**Supplied data:**
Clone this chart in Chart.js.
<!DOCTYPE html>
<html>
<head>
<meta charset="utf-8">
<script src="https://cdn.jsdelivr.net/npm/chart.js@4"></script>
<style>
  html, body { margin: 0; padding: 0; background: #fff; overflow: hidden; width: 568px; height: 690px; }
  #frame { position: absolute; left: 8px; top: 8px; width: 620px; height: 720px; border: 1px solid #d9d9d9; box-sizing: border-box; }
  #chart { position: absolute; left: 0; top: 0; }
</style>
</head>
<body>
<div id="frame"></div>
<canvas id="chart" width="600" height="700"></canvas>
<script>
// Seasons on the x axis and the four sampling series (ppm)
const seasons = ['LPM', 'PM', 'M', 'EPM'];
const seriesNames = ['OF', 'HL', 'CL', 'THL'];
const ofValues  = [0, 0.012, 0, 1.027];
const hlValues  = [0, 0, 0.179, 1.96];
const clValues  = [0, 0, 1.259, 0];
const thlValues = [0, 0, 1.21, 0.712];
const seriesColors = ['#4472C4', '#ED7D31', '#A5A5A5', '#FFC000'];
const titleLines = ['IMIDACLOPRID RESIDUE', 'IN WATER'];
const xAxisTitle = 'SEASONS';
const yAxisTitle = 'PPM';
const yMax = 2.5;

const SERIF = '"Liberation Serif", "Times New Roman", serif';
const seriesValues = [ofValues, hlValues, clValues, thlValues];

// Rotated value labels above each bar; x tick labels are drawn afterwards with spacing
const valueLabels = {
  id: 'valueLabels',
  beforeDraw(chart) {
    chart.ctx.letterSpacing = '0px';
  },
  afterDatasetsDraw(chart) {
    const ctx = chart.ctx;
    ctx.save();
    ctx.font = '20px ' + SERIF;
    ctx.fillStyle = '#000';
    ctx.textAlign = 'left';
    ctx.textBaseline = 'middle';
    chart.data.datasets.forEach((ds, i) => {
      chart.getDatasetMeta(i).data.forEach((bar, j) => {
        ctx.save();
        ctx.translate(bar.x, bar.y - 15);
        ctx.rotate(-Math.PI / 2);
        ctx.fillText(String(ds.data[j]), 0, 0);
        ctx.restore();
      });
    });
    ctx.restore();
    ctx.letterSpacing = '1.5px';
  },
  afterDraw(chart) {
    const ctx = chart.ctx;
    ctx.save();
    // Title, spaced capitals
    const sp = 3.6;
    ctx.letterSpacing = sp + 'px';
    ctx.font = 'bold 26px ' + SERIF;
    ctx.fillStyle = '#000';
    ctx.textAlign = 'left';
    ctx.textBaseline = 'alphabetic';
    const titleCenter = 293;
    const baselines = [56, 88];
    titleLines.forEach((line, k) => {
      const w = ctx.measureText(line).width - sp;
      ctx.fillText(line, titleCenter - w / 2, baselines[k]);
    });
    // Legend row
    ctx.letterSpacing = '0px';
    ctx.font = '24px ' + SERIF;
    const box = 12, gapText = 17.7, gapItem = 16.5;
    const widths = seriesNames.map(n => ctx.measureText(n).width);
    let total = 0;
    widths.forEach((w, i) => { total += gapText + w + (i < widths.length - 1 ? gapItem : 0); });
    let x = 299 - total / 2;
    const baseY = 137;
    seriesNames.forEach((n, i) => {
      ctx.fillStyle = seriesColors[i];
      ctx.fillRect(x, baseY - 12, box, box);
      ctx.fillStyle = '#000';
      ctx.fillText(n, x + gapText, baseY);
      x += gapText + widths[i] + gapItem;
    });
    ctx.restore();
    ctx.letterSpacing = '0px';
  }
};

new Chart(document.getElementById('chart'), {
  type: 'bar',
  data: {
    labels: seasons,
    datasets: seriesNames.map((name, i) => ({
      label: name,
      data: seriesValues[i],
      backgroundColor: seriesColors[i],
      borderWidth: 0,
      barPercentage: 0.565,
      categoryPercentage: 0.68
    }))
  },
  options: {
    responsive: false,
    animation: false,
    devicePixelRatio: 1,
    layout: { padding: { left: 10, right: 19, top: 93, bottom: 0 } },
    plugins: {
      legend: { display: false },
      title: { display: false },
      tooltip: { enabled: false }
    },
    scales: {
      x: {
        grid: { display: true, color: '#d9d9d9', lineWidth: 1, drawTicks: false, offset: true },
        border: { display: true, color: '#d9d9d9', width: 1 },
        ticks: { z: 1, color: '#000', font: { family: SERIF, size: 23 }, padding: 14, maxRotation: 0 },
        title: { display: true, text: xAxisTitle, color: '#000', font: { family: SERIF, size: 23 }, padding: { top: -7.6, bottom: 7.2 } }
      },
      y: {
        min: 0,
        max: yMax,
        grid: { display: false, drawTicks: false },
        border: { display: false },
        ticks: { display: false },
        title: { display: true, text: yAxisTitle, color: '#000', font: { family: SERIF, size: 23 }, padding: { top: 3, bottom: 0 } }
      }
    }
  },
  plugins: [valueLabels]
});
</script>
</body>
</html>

**Work to complete:**
Return nothing but the lines from the first line of the listing through the line with "const seriesValues = [ofValues, hlValues, clValues, thlValues];", please, keeping every one of them unchanged.

**Output of the task:**
Clone this chart in Chart.js.
<!DOCTYPE html>
<html>
<head>
<meta charset="utf-8">
<script src="https://cdn.jsdelivr.net/npm/chart.js@4"></script>
<style>
  html, body { margin: 0; padding: 0; background: #fff; overflow: hidden; width: 568px; height: 690px; }
  #frame { position: absolute; left: 8px; top: 8px; width: 620px; height: 720px; border: 1px solid #d9d9d9; box-sizing: border-box; }
  #chart { position: absolute; left: 0; top: 0; }
</style>
</head>
<body>
<div id="frame"></div>
<canvas id="chart" width="600" height="700"></canvas>
<script>
// Seasons on the x axis and the four sampling series (ppm)
const seasons = ['LPM', 'PM', 'M', 'EPM'];
const seriesNames = ['OF', 'HL', 'CL', 'THL'];
const ofValues  = [0, 0.012, 0, 1.027];
const hlValues  = [0, 0, 0.179, 1.96];
const clValues  = [0, 0, 1.259, 0];
const thlValues = [0, 0, 1.21, 0.712];
const seriesColors = ['#4472C4', '#ED7D31', '#A5A5A5', '#FFC000'];
const titleLines = ['IMIDACLOPRID RESIDUE', 'IN WATER'];
const xAxisTitle = 'SEASONS';
const yAxisTitle = 'PPM';
const yMax = 2.5;

const SERIF = '"Liberation Serif", "Times New Roman", serif';
const seriesValues = [ofValues, hlValues, clValues, thlValues];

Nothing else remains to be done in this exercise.